[Start of Information supplied]

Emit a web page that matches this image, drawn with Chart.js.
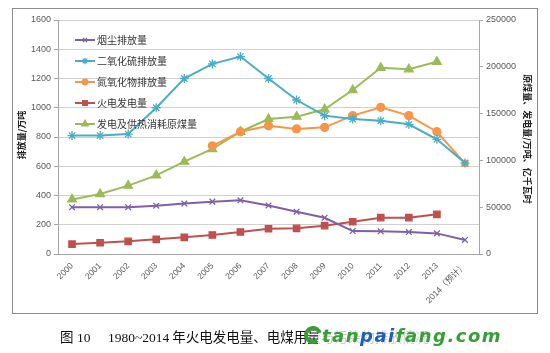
<!DOCTYPE html>
<html>
<head>
<meta charset="utf-8">
<script src="https://cdn.jsdelivr.net/npm/chart.js@4"></script>
<style>
  html, body { margin: 0; padding: 0; background: #fff; }
  #wrap { width: 550px; height: 353px; position: relative; }
</style>
</head>
<body>
<div id="wrap"><canvas id="chart" width="550" height="353"></canvas></div>
<script>
// categories and series
const years = ["2000", "2001", "2002", "2003", "2004", "2005", "2006", "2007",
  "2008", "2009", "2010", "2011", "2012", "2013", "2014（预计）"];
const smoke = [320, 320, 320, 330, 345, 358, 367, 332, 289, 248, 157, 155, 150, 141, 96];
const so2 = [810, 810, 820, 1000, 1200, 1300, 1350, 1200, 1053, 946, 923, 911, 887, 784, 622];
const nox = [null, null, null, null, null, 740, 836, 877, 855, 866, 946, 1003, 946, 836, 620];
const power = [10600, 12000, 13500, 15700, 17800, 20300, 23500, 27000, 27400, 30300, 34500, 38800, 38800, 42400, null];
const coal = [58300, 64100, 73000, 84000, 98600, 112200, 130600, 144200, 146700, 154600, 175200, 199000, 197300, 205400, null];

const seriesNames = ["烟尘排放量", "二氧化硫排放量", "氮氧化物排放量", "火电发电量", "发电及供热消耗原煤量"];
const leftTicks = [0, 200, 400, 600, 800, 1000, 1200, 1400, 1600];
const rightTicks = [0, 50000, 100000, 150000, 200000, 250000];

const leftTitle = "排放量/万吨";
const rightTitle = "原煤量、发电量/万吨、亿千瓦时";
const captionYears = "1980~2014";
const captionTail = " 年火电发电量、电煤用量与污染物排放情况";

const colors = ["#7f60a8", "#4bacc6", "#f79646", "#c0504d", "#9bbb59"];
const styles = ["crossRot", "star", "circle", "rect", "triangle"];
const radii = [4, 4.5, 4, 4.5, 5];

const noxStyles = nox.map((v, i) => i === nox.length - 1 ? "rect" : "circle");

function line(i, data, axis, pointStyle) {
    return {
        label: seriesNames[i],
        data: data,
        yAxisID: axis,
        borderColor: colors[i],
        backgroundColor: colors[i],
        pointBorderColor: colors[i],
        pointBackgroundColor: colors[i],
        pointStyle: pointStyle || styles[i],
        pointRadius: radii[i],
        pointBorderWidth: 1.3,
        borderWidth: 2,
        tension: 0
    };
}

// legend inside the plot, border, axis titles and caption
const decor = {
    id: "decor",
    afterDraw(chart) {
        const ctx = chart.ctx;
        ctx.save();

        // legend
        const ly = [40, 61, 82, 103, 124];
        ly.forEach((y, i) => {
            ctx.strokeStyle = colors[i];
            ctx.fillStyle = colors[i];
            ctx.lineWidth = 2;
            ctx.beginPath();
            ctx.moveTo(75, y);
            ctx.lineTo(95, y);
            ctx.stroke();
            ctx.lineWidth = 1.2;
            Chart.helpers.drawPoint(ctx, {
                pointStyle: styles[i], radius: radii[i] - 1.2, borderWidth: 1.2
            }, 85, y);
            ctx.fillStyle = "#333";
            ctx.font = "10px 'Noto Sans CJK SC'";
            ctx.textBaseline = "middle";
            ctx.textAlign = "left";
            ctx.fillText(seriesNames[i], 97, y);
        });

        // outer frame
        ctx.strokeStyle = "#8c8c8c";
        ctx.lineWidth = 1;
        ctx.strokeRect(12.5, 8.5, 525, 305);

        // axis titles
        ctx.fillStyle = "#222";
        ctx.font = "bold 9px 'Noto Sans CJK SC'";
        ctx.textAlign = "center";
        ctx.textBaseline = "middle";
        ctx.save();
        ctx.translate(22, 135);
        ctx.rotate(-Math.PI / 2);
        ctx.fillText(leftTitle, 0, 0);
        ctx.restore();
        ctx.save();
        ctx.translate(527, 139);
        ctx.rotate(Math.PI / 2);
        ctx.fillText(rightTitle, 0, 0);
        ctx.restore();

        // caption
        ctx.textAlign = "left";
        ctx.textBaseline = "alphabetic";
        ctx.fillStyle = "#111";
        let x = 60;
        ctx.font = "13.5px 'Noto Sans CJK SC'";
        ctx.fillText("图", x, 342);
        x += 17;
        ctx.font = "13.5px 'Liberation Serif'";
        ctx.fillText("10", x, 342);
        x += 31;
        ctx.fillText(captionYears, x, 342);
        x += ctx.measureText(captionYears).width;
        ctx.font = "13.5px 'Noto Sans CJK SC'";
        ctx.fillText(captionTail, x, 342);

        // watermark
        ctx.fillStyle = "rgba(255,255,255,0.78)";
        ctx.fillRect(318, 324, 200, 24);
        ctx.strokeStyle = "#3a9d3a";
        ctx.lineWidth = 4;
        ctx.beginPath();
        ctx.arc(313, 335, 7, 0.3 * Math.PI, 1.9 * Math.PI);
        ctx.stroke();
        ctx.font = "italic bold 18px 'DejaVu Sans'";
        ctx.letterSpacing = "1.5px";
        let wx = 322;
        [["tan", "#35a035"], ["pai", "#1f5fb8"], ["fang.com", "#35a035"]].forEach(p => {
            ctx.fillStyle = p[1];
            ctx.fillText(p[0], wx, 342);
            wx += ctx.measureText(p[0]).width;
        });

        ctx.restore();
    }
};

Chart.defaults.font.family = "'Liberation Sans', 'Noto Sans CJK SC'";
Chart.defaults.font.size = 9;
Chart.defaults.color = "#595959";

new Chart(document.getElementById("chart"), {
    type: "line",
    data: {
        labels: years,
        datasets: [
            line(0, smoke, "yL"),
            line(1, so2, "yL"),
            line(2, nox, "yL", noxStyles),
            line(3, power, "yR"),
            line(4, coal, "yR")
        ]
    },
    options: {
        responsive: false,
        animation: false,
        layout: { padding: { left: 0, right: 0, top: 20, bottom: 0 } },
        plugins: { legend: { display: false }, tooltip: { enabled: false } },
        scales: {
            x: {
                offset: true,
                grid: { display: false, drawTicks: false },
                border: { color: "#a6a6a6" },
                ticks: { minRotation: 45, maxRotation: 45, padding: 7, autoSkip: false,
                    font: { size: 8.5 } },
                afterFit(s) { s.height = 99; }
            },
            yL: {
                position: "left",
                min: 0, max: 1600,
                afterBuildTicks(s) { s.ticks = leftTicks.map(v => ({ value: v })); },
                grid: { color: "#d0d0d0", tickLength: 4, tickColor: "#a6a6a6" },
                border: { color: "#a6a6a6" },
                ticks: { padding: 3, callback: v => String(v) },
                afterFit(s) { s.width = 58; }
            },
            yR: {
                position: "right",
                min: 0, max: 250000,
                afterBuildTicks(s) { s.ticks = rightTicks.map(v => ({ value: v })); },
                grid: { drawOnChartArea: false, tickLength: 4, tickColor: "#a6a6a6" },
                border: { color: "#a6a6a6" },
                ticks: { padding: 3, callback: v => String(v) },
                afterFit(s) { s.width = 71; }
            }
        }
    },
    plugins: [decor]
});
</script>
</body>
</html>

[End of Information supplied]

**Work to be completed**:
Reproduce the material in full, word for word, and omit the pictures.

**Correct answer**:
Emit a web page that matches this image, drawn with Chart.js.
<!DOCTYPE html>
<html>
<head>
<meta charset="utf-8">
<script src="https://cdn.jsdelivr.net/npm/chart.js@4"></script>
<style>
  html, body { margin: 0; padding: 0; background: #fff; }
  #wrap { width: 550px; height: 353px; position: relative; }
</style>
</head>
<body>
<div id="wrap"><canvas id="chart" width="550" height="353"></canvas></div>
<script>
// categories and series
const years = ["2000", "2001", "2002", "2003", "2004", "2005", "2006", "2007",
  "2008", "2009", "2010", "2011", "2012", "2013", "2014（预计）"];
const smoke = [320, 320, 320, 330, 345, 358, 367, 332, 289, 248, 157, 155, 150, 141, 96];
const so2 = [810, 810, 820, 1000, 1200, 1300, 1350, 1200, 1053, 946, 923, 911, 887, 784, 622];
const nox = [null, null, null, null, null, 740, 836, 877, 855, 866, 946, 1003, 946, 836, 620];
const power = [10600, 12000, 13500, 15700, 17800, 20300, 23500, 27000, 27400, 30300, 34500, 38800, 38800, 42400, null];
const coal = [58300, 64100, 73000, 84000, 98600, 112200, 130600, 144200, 146700, 154600, 175200, 199000, 197300, 205400, null];

const seriesNames = ["烟尘排放量", "二氧化硫排放量", "氮氧化物排放量", "火电发电量", "发电及供热消耗原煤量"];
const leftTicks = [0, 200, 400, 600, 800, 1000, 1200, 1400, 1600];
const rightTicks = [0, 50000, 100000, 150000, 200000, 250000];

const leftTitle = "排放量/万吨";
const rightTitle = "原煤量、发电量/万吨、亿千瓦时";
const captionYears = "1980~2014";
const captionTail = " 年火电发电量、电煤用量与污染物排放情况";

const colors = ["#7f60a8", "#4bacc6", "#f79646", "#c0504d", "#9bbb59"];
const styles = ["crossRot", "star", "circle", "rect", "triangle"];
const radii = [4, 4.5, 4, 4.5, 5];

const noxStyles = nox.map((v, i) => i === nox.length - 1 ? "rect" : "circle");

function line(i, data, axis, pointStyle) {
    return {
        label: seriesNames[i],
        data: data,
        yAxisID: axis,
        borderColor: colors[i],
        backgroundColor: colors[i],
        pointBorderColor: colors[i],
        pointBackgroundColor: colors[i],
        pointStyle: pointStyle || styles[i],
        pointRadius: radii[i],
        pointBorderWidth: 1.3,
        borderWidth: 2,
        tension: 0
    };
}

// legend inside the plot, border, axis titles and caption
const decor = {
    id: "decor",
    afterDraw(chart) {
        const ctx = chart.ctx;
        ctx.save();

        // legend
        const ly = [40, 61, 82, 103, 124];
        ly.forEach((y, i) => {
            ctx.strokeStyle = colors[i];
            ctx.fillStyle = colors[i];
            ctx.lineWidth = 2;
            ctx.beginPath();
            ctx.moveTo(75, y);
            ctx.lineTo(95, y);
            ctx.stroke();
            ctx.lineWidth = 1.2;
            Chart.helpers.drawPoint(ctx, {
                pointStyle: styles[i], radius: radii[i] - 1.2, borderWidth: 1.2
            }, 85, y);
            ctx.fillStyle = "#333";
            ctx.font = "10px 'Noto Sans CJK SC'";
            ctx.textBaseline = "middle";
            ctx.textAlign = "left";
            ctx.fillText(seriesNames[i], 97, y);
        });

        // outer frame
        ctx.strokeStyle = "#8c8c8c";
        ctx.lineWidth = 1;
        ctx.strokeRect(12.5, 8.5, 525, 305);

        // axis titles
        ctx.fillStyle = "#222";
        ctx.font = "bold 9px 'Noto Sans CJK SC'";
        ctx.textAlign = "center";
        ctx.textBaseline = "middle";
        ctx.save();
        ctx.translate(22, 135);
        ctx.rotate(-Math.PI / 2);
        ctx.fillText(leftTitle, 0, 0);
        ctx.restore();
        ctx.save();
        ctx.translate(527, 139);
        ctx.rotate(Math.PI / 2);
        ctx.fillText(rightTitle, 0, 0);
        ctx.restore();

        // caption
        ctx.textAlign = "left";
        ctx.textBaseline = "alphabetic";
        ctx.fillStyle = "#111";
        let x = 60;
        ctx.font = "13.5px 'Noto Sans CJK SC'";
        ctx.fillText("图", x, 342);
        x += 17;
        ctx.font = "13.5px 'Liberation Serif'";
        ctx.fillText("10", x, 342);
        x += 31;
        ctx.fillText(captionYears, x, 342);
        x += ctx.measureText(captionYears).width;
        ctx.font = "13.5px 'Noto Sans CJK SC'";
        ctx.fillText(captionTail, x, 342);

        // watermark
        ctx.fillStyle = "rgba(255,255,255,0.78)";
        ctx.fillRect(318, 324, 200, 24);
        ctx.strokeStyle = "#3a9d3a";
        ctx.lineWidth = 4;
        ctx.beginPath();
        ctx.arc(313, 335, 7, 0.3 * Math.PI, 1.9 * Math.PI);
        ctx.stroke();
        ctx.font = "italic bold 18px 'DejaVu Sans'";
        ctx.letterSpacing = "1.5px";
        let wx = 322;
        [["tan", "#35a035"], ["pai", "#1f5fb8"], ["fang.com", "#35a035"]].forEach(p => {
            ctx.fillStyle = p[1];
            ctx.fillText(p[0], wx, 342);
            wx += ctx.measureText(p[0]).width;
        });

        ctx.restore();
    }
};

Chart.defaults.font.family = "'Liberation Sans', 'Noto Sans CJK SC'";
Chart.defaults.font.size = 9;
Chart.defaults.color = "#595959";

new Chart(document.getElementById("chart"), {
    type: "line",
    data: {
        labels: years,
        datasets: [
            line(0, smoke, "yL"),
            line(1, so2, "yL"),
            line(2, nox, "yL", noxStyles),
            line(3, power, "yR"),
            line(4, coal, "yR")
        ]
    },
    options: {
        responsive: false,
        animation: false,
        layout: { padding: { left: 0, right: 0, top: 20, bottom: 0 } },
        plugins: { legend: { display: false }, tooltip: { enabled: false } },
        scales: {
            x: {
                offset: true,
                grid: { display: false, drawTicks: false },
                border: { color: "#a6a6a6" },
                ticks: { minRotation: 45, maxRotation: 45, padding: 7, autoSkip: false,
                    font: { size: 8.5 } },
                afterFit(s) { s.height = 99; }
            },
            yL: {
                position: "left",
                min: 0, max: 1600,
                afterBuildTicks(s) { s.ticks = leftTicks.map(v => ({ value: v })); },
                grid: { color: "#d0d0d0", tickLength: 4, tickColor: "#a6a6a6" },
                border: { color: "#a6a6a6" },
                ticks: { padding: 3, callback: v => String(v) },
                afterFit(s) { s.width = 58; }
            },
            yR: {
                position: "right",
                min: 0, max: 250000,
                afterBuildTicks(s) { s.ticks = rightTicks.map(v => ({ value: v })); },
                grid: { drawOnChartArea: false, tickLength: 4, tickColor: "#a6a6a6" },
                border: { color: "#a6a6a6" },
                ticks: { padding: 3, callback: v => String(v) },
                afterFit(s) { s.width = 71; }
            }
        }
    },
    plugins: [decor]
});
</script>
</body>
</html>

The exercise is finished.